Remember RedHat 5, 6, 7, 8 and 9? I know with 7 8 and 9 there was a different release cycle, free download of ISOs of one of many mirrors, free off-peak access (paying customers got priority when demand was high), and no enterprise level support. That's what you bought RH AS2.1 for.
By using CentOS (to me it looks to be the most aggressively updated), or another clone, you get a configuration which Oracle and other enterprise partners support. The trade-off is a conscious decision that you won't get any enterprise level support if something goes wrong. To many people, and some organisations, this is simply not an issue. To my workplace, it is an issue, so we have licenses. Horses for courses folks.
Besides, you'll probably find there's a lot of insight returned from the users of EL clones - this might not happen nearly as much if the cash-strapped but expertise-rich hackers couldn't get into the product. RedHat must get something out of it in better and more useful feedback, if not money.

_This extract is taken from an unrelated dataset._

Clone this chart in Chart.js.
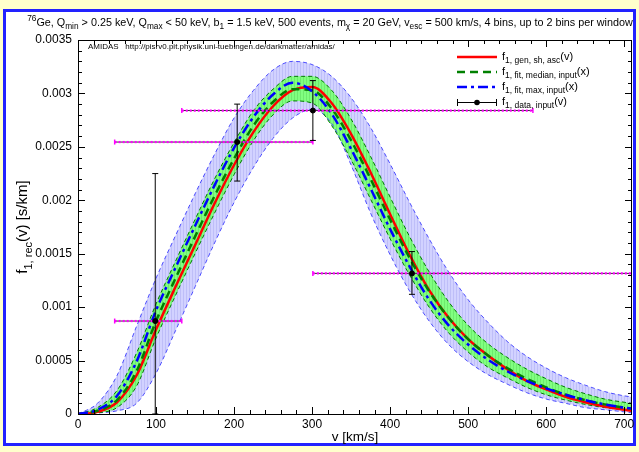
<!DOCTYPE html>
<html>
<head>
<meta charset="utf-8">
<script src="https://cdn.jsdelivr.net/npm/chart.js@4.4.1/dist/chart.umd.min.js"></script>
<style>
  body { margin: 0; background: #ffffcc; }
  canvas { display: block; }
</style>
</head>
<body>
<canvas id="chart" width="639" height="452"></canvas>
<script>
// velocity grid [km/s]
var speeds = [0, 25, 50, 75, 100, 125, 150, 175, 200, 225, 250, 275, 300, 325, 350, 375, 400, 425, 450, 475, 500, 525, 550, 575, 600, 625, 650, 675, 700, 710];

// f1,gen,sh,asc(v)  (red)
var fGen = [0, 0.00002, 0.00011, 0.00036, 0.00079, 0.00119, 0.00158, 0.00197, 0.00233, 0.00264, 0.00288, 0.00303, 0.00306, 0.00291, 0.00262, 0.00226, 0.00187, 0.00149, 0.00116, 0.0009, 0.0007, 0.00055, 0.00042, 0.00031, 0.00023, 0.00016, 0.00011, 0.00007, 0.00004, 0.00003];
// f1,fit,median,input(x)  (green dashed)
var fMedian = [0, 0.00003, 0.00013, 0.0004, 0.00087, 0.00127, 0.00166, 0.00204, 0.00239, 0.0027, 0.00292, 0.00304, 0.00303, 0.00286, 0.00256, 0.0022, 0.00182, 0.00146, 0.00115, 0.0009, 0.0007, 0.00055, 0.00043, 0.00033, 0.00025, 0.00018, 0.00013, 0.00009, 0.00006, 0.00005];
// f1,fit,max,input(x)  (blue dash-dot)
var fMax = [0, 0.00004, 0.00017, 0.00049, 0.00097, 0.00137, 0.00176, 0.00214, 0.00249, 0.00278, 0.00299, 0.0031, 0.00302, 0.00281, 0.00248, 0.00211, 0.00173, 0.00138, 0.00107, 0.00083, 0.00065, 0.00051, 0.0004, 0.00031, 0.00024, 0.00018, 0.00013, 0.00009, 0.00006, 0.00005];

// 1 sigma band (green)
var band1Upper = [0, 0.00006, 0.00022, 0.00057, 0.00103, 0.00143, 0.00182, 0.0022, 0.00254, 0.00284, 0.00304, 0.00316, 0.00316, 0.00303, 0.00276, 0.00241, 0.00203, 0.00166, 0.00133, 0.00105, 0.00083, 0.00066, 0.00053, 0.00042, 0.00033, 0.00025, 0.00019, 0.00014, 0.00011, 0.0001];
var band1Lower = [0, 0.00001, 0.00006, 0.00026, 0.00071, 0.00111, 0.0015, 0.00188, 0.00224, 0.00256, 0.0028, 0.00293, 0.00291, 0.0027, 0.00238, 0.00201, 0.00164, 0.0013, 0.001, 0.00076, 0.00058, 0.00044, 0.00034, 0.00025, 0.00018, 0.00013, 0.00009, 0.00006, 0.00004, 0.00003];
// 2 sigma band (blue)
var band2Upper = [0, 0.0001, 0.00036, 0.00082, 0.00127, 0.00167, 0.00206, 0.00243, 0.00277, 0.00303, 0.00322, 0.0033, 0.00327, 0.00316, 0.00296, 0.00268, 0.00234, 0.00198, 0.00164, 0.00133, 0.00107, 0.00086, 0.00068, 0.00054, 0.00043, 0.00034, 0.00027, 0.00021, 0.00017, 0.00016];
var band2Lower = [0, 0.00001, 0.00003, 0.0001, 0.00038, 0.00078, 0.00119, 0.0016, 0.00198, 0.00231, 0.00258, 0.00277, 0.00285, 0.00272, 0.00233, 0.00188, 0.00149, 0.00115, 0.00087, 0.00065, 0.00049, 0.00037, 0.00028, 0.0002, 0.00014, 0.0001, 0.00006, 0.00004, 0.00002, 0.00001];

// reconstructed points f1,data,input(v)
var pointV = [99, 204, 301, 428];
var pointF = [0.00087, 0.002545, 0.00284, 0.001316];
var pointLow = [0, 0.00218, 0.00256, 0.00112];
var pointHigh = [0.00225, 0.0029, 0.00312, 0.00152];
var windowFrom = [47, 47, 133, 301];
var windowTo = [133, 301, 583, 800];

// axes
var xTicks = [0, 100, 200, 300, 400, 500, 600, 700];
var yTicks = [0, 0.0005, 0.001, 0.0015, 0.002, 0.0025, 0.003, 0.0035];
var xMax = 710;
var yMax = 0.0035;

var FONT = '"Liberation Sans", Arial, Helvetica, sans-serif';

function toPoints(xs, ys) {
  return xs.map(function (x, i) { return { x: x, y: ys[i] }; });
}

function makePattern(base, stripe) {
  var c = document.createElement('canvas');
  c.width = 3; c.height = 3;
  var g = c.getContext('2d');
  g.fillStyle = base; g.fillRect(0, 0, 3, 3);
  g.fillStyle = stripe; g.fillRect(0, 0, 1, 3);
  return g.createPattern(c, 'repeat');
}

var bluePattern = makePattern('rgb(210,210,255)', 'rgb(190,190,248)');
var greenPattern = makePattern('rgb(128,255,128)', 'rgb(110,234,110)');

function curve(label, ys, color, width, dash, order) {
  return {
    label: label,
    data: toPoints(speeds, ys),
    showLine: true,
    borderColor: color,
    borderWidth: width,
    borderDash: dash,
    pointRadius: 0,
    cubicInterpolationMode: 'monotone',
    fill: false,
    order: order
  };
}

var datasets = [];
var b2u = curve('band2 upper', band2Upper, '#4d4dff', 1, [4, 3], 20);
b2u.fill = '+1'; b2u.backgroundColor = bluePattern;
datasets.push(b2u);
datasets.push(curve('band2 lower', band2Lower, '#4d4dff', 1, [4, 3], 19));
var b1u = curve('band1 upper', band1Upper, '#007a00', 1, [4, 3], 18);
b1u.fill = '+1'; b1u.backgroundColor = greenPattern;
datasets.push(b1u);
datasets.push(curve('band1 lower', band1Lower, '#007a00', 1, [4, 3], 17));
datasets.push(curve('gen', fGen, '#ff0000', 2.5, [], 12));
datasets.push(curve('median', fMedian, '#008000', 2.5, [8, 5], 11));
datasets.push(curve('max', fMax, '#0000ff', 2.5, [10, 4, 3, 4], 10));

// horizontal window bars and vertical error bars
for (var i = 0; i < pointV.length; i++) {
  var seg = [{ x: windowFrom[i], y: pointF[i] }, { x: windowTo[i], y: pointF[i] }];
  datasets.push({
    data: seg, showLine: true, borderColor: '#333333', borderWidth: 1,
    pointRadius: 0, order: 6
  });
  datasets.push({
    data: seg, showLine: true, borderColor: '#ff00ff', borderWidth: 2.2,
    borderDash: [2, 2], pointStyle: 'line', rotation: 90, pointRadius: 2.5,
    pointBorderColor: '#ff00ff', pointBorderWidth: 1.5, order: 5
  });
  datasets.push({
    data: [{ x: pointV[i], y: pointLow[i] }, { x: pointV[i], y: pointHigh[i] }],
    showLine: true, borderColor: '#000000', borderWidth: 1,
    pointStyle: 'line', pointRadius: 3, pointBorderColor: '#000000',
    pointBorderWidth: 1, order: 3
  });
}
datasets.push({
  data: toPoints(pointV, pointF), showLine: false, pointStyle: 'circle',
  pointRadius: 2.5, pointBackgroundColor: '#000000', pointBorderColor: '#000000',
  order: 1
});

// text with sub/superscripts, parts = [[text, 'sub'|'sup'|undefined], ...]
function richWidth(ctx, parts, fs, ss) {
  var w = 0;
  parts.forEach(function (p) {
    ctx.font = (p[1] ? ss : fs) + 'px ' + FONT;
    w += ctx.measureText(p[0]).width;
  });
  return w;
}
function drawRich(ctx, parts, x, y, fs, ss) {
  parts.forEach(function (p) {
    var dy = p[1] === 'sub' ? fs * 0.3 : (p[1] === 'sup' ? -fs * 0.42 : 0);
    ctx.font = (p[1] ? ss : fs) + 'px ' + FONT;
    ctx.fillText(p[0], x, y + dy);
    x += ctx.measureText(p[0]).width;
  });
}

var titleParts = [['76', 'sup'], ['Ge, Q'], ['min', 'sub'], [' > 0.25 keV, Q'], ['max', 'sub'], [' < 50 keV, b'], ['1', 'sub'],
  [' = 1.5 keV, 500 events, m'], ['\u03c7', 'sub'], [' = 20 GeV, v'], ['esc', 'sub'], [' = 500 km/s, 4 bins, up to 2 bins per window']];
var yTitleParts = [['f'], ['1, rec', 'sub'], ['(v) [s/km]']];
var legendParts = [
  [['f'], ['1, gen, sh, asc', 'sub'], ['(v)']],
  [['f'], ['1, fit, median, input', 'sub'], ['(x)']],
  [['f'], ['1, fit, max, input', 'sub'], ['(x)']],
  [['f'], ['1, data, input', 'sub'], ['(v)']]
];

var framePlugin = {
  id: 'frame',
  beforeDraw: function (chart) {
    var ctx = chart.ctx;
    ctx.save();
    ctx.fillStyle = '#ffffcc';
    ctx.fillRect(0, 0, chart.width, chart.height);
    ctx.fillStyle = '#ffffff';
    ctx.fillRect(5, 11, 630, 433);
    ctx.strokeStyle = '#2222ff';
    ctx.lineWidth = 3;
    ctx.strokeRect(4.5, 10.5, 630, 434);
    ctx.restore();
  },
  afterDatasetsDraw: function (chart) {
    var ctx = chart.ctx, a = chart.chartArea;
    var xs = chart.scales.x, ys = chart.scales.y;
    ctx.save();
    ctx.strokeStyle = '#000000';
    ctx.lineWidth = 1;
    ctx.strokeRect(a.left + 0.5, a.top + 0.5, a.right - a.left - 1, a.bottom - a.top);
    ctx.beginPath();
    var v, p, len;
    for (v = 0; v <= xMax; v += 20) {
      p = Math.round(xs.getPixelForValue(v)) + 0.5;
      len = v % 100 === 0 ? 7 : 4;
      ctx.moveTo(p, a.bottom); ctx.lineTo(p, a.bottom - len);
      ctx.moveTo(p, a.top); ctx.lineTo(p, a.top + len);
    }
    for (var k = 0; k <= 35; k++) {
      p = Math.round(ys.getPixelForValue(k * 0.0001)) + 0.5;
      len = k % 5 === 0 ? 7 : 4;
      ctx.moveTo(a.left, p); ctx.lineTo(a.left + len, p);
      ctx.moveTo(a.right, p); ctx.lineTo(a.right - len, p);
    }
    ctx.stroke();

    ctx.fillStyle = '#000000';
    ctx.textBaseline = 'alphabetic';
    // title
    var tw = richWidth(ctx, titleParts, 10.8, 8.3);
    drawRich(ctx, titleParts, 330 - tw / 2, 26, 10.8, 8.3);
    // axis titles
    ctx.font = '13.5px ' + FONT;
    ctx.textAlign = 'center';
    ctx.fillText('v [km/s]', (a.left + a.right) / 2, 441);
    ctx.textAlign = 'left';
    ctx.save();
    ctx.translate(27, (a.top + a.bottom) / 2);
    ctx.rotate(-Math.PI / 2);
    var yw = richWidth(ctx, yTitleParts, 15, 11);
    drawRich(ctx, yTitleParts, -yw / 2, 0, 15, 11);
    ctx.restore();
    // AMIDAS note
    ctx.font = '8px ' + FONT;
    ctx.fillText('AMIDAS   http://pisrv0.pit.physik.uni-tuebingen.de/darkmatter/amidas/', a.left + 10, a.top + 9);

    // legend
    var lx0 = 457, lx1 = 497, rows = [57, 72, 87, 102];
    var styles = [
      { c: '#ff0000', d: [] }, { c: '#008000', d: [8, 5] }, { c: '#0000ff', d: [10, 4, 3, 4] }
    ];
    for (var r = 0; r < 4; r++) {
      ctx.beginPath();
      if (r < 3) {
        ctx.strokeStyle = styles[r].c;
        ctx.lineWidth = 2.5;
        ctx.setLineDash(styles[r].d);
        ctx.moveTo(lx0, rows[r]); ctx.lineTo(lx1, rows[r]);
        ctx.stroke();
      } else {
        ctx.strokeStyle = '#000000';
        ctx.lineWidth = 1;
        ctx.setLineDash([]);
        ctx.moveTo(lx0, rows[r] + 0.5); ctx.lineTo(lx1, rows[r] + 0.5);
        ctx.moveTo(lx0 + 0.5, rows[r] - 3); ctx.lineTo(lx0 + 0.5, rows[r] + 4);
        ctx.moveTo(lx1 - 0.5, rows[r] - 3); ctx.lineTo(lx1 - 0.5, rows[r] + 4);
        ctx.stroke();
        ctx.beginPath();
        ctx.arc((lx0 + lx1) / 2, rows[r] + 0.5, 2.8, 0, Math.PI * 2);
        ctx.fill();
      }
      ctx.setLineDash([]);
      drawRich(ctx, legendParts[r], 502, rows[r] + 3, 11, 8.5);
    }
    ctx.restore();
  }
};

new Chart(document.getElementById('chart'), {
  type: 'scatter',
  data: { datasets: datasets },
  plugins: [framePlugin],
  options: {
    responsive: false,
    animation: false,
    devicePixelRatio: 1,
    layout: { padding: { left: 0, right: 7, top: 40, bottom: 0 } },
    scales: {
      x: {
        type: 'linear', min: 0, max: xMax,
        afterFit: function (s) { s.height = 38; },
        afterBuildTicks: function (s) { s.ticks = xTicks.map(function (v) { return { value: v }; }); },
        grid: { display: false, drawTicks: false },
        border: { display: false },
        ticks: {
          maxRotation: 0, padding: 3, autoSkip: false,
          color: '#000000', font: { family: FONT, size: 12 }
        }
      },
      y: {
        type: 'linear', min: 0, max: yMax,
        afterFit: function (s) { s.width = 78; },
        afterBuildTicks: function (s) { s.ticks = yTicks.map(function (v) { return { value: v }; }); },
        grid: { display: false, drawTicks: false },
        border: { display: false },
        ticks: {
          padding: 6, color: '#000000', autoSkip: false,
          font: { family: FONT, size: 12 },
          callback: function (v) { return String(+v.toFixed(4)); }
        }
      }
    },
    plugins: {
      legend: { display: false },
      tooltip: { enabled: false },
      filler: { drawTime: 'beforeDatasetsDraw' }
    }
  }
});
</script>
</body>
</html>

I think it's deeper than that.
First of all, RedHat themselves are the ones driving a huge amount of the bleeding-edge 'enterprise' features found in Linux, and generally integrating them first. So, RH is proactively designing/writing enterprise-friendly features, while distros like Debian are "downstream" and will only get them when Linus gets around to patching them into the mainline.
Second, RedHat is actually someone that vendors like Oracle can pick up the phone and call, which certainly helps while everyone's doing QA and loadtesting.
Whenever I hear the word 'Innovation', I reach for my pistol.
Theft of whose intellectual Property? The things in RHEL are not written by RedHat ... they are GPL items written by others and repackaged by redhat.
RedHat has a whole section of their website telling you exactly how to redistibute their software, because it is open source.
That is how open source and the GPL works ... RedHat makes their money on the support contracts, they do not own the software they distribute.
I need something that's stable, easy to install/maintain, and closely tracks RHEL3.0. Any words of wisdom?
As a hardware design engineer myself and having moved from Sun/Sparc to x86/Linux about four years ago, be very careful. For example, some of the tools used by Synopsys are native to Linux and some use a Windows emulator (gui tools). The Windows emulator is usually tied closely to the kernel and may appear to operate on a new kernel but fail during heavy duty use. glibc is also important. I've had synthesis compiles fail hours after running but work flawlessly on the recommended platform. LinuxElectrons has news on Linux EDA.
I second this recommendation. In fact, I thought I had submitted a similar post, but apparently I had a brain fart or something.
Not only is SL maintained by people from several of the USA national labs, but their mailing lists are excellent for support.
They track pretty quickly on RH's heels, and try to be 100% compatible with RHEL. They've complied with RH's terms (replaced copyrighted images and trademarked logos), and don't even mention RH on their site.
https://www.scientificlinux.org/
We expect to have a mix of RHEL and SL. That way we pay RedHat, who after all has done most of the work here, but at the same time we won't go broke as we would if we were a shop running an OS where we had no choice but to pay high per seat licenses.
I have used CentOS 4 and found it to be very stable. I use apt-get for updates and add-on packages.
But if you need a reliable OS, and don't have the time to support it yourself, RedHat's support is a good deal: you get a wide variety of high-quality, tested software, plus you can call them when you can't figure out how to use or fix it, and don't have the time to look it up.
I have been supporting UNIX and Linux for years, so I have elected to take the risk of running my (small) business without that safety net. But as I grow, I plan to switch to RedHat. Why? Because its cheaper than hiring a full-time person to support it.
It isn't a license subscription, it's a support subscription.
Pay up for one system, like you say you plan to, and just install it anywhere else you need it from whatever media they give you. Just understand that you've only paid for support for one system.
Honestly, try reading the GPL before you ask stupid Linux licensing questions like this.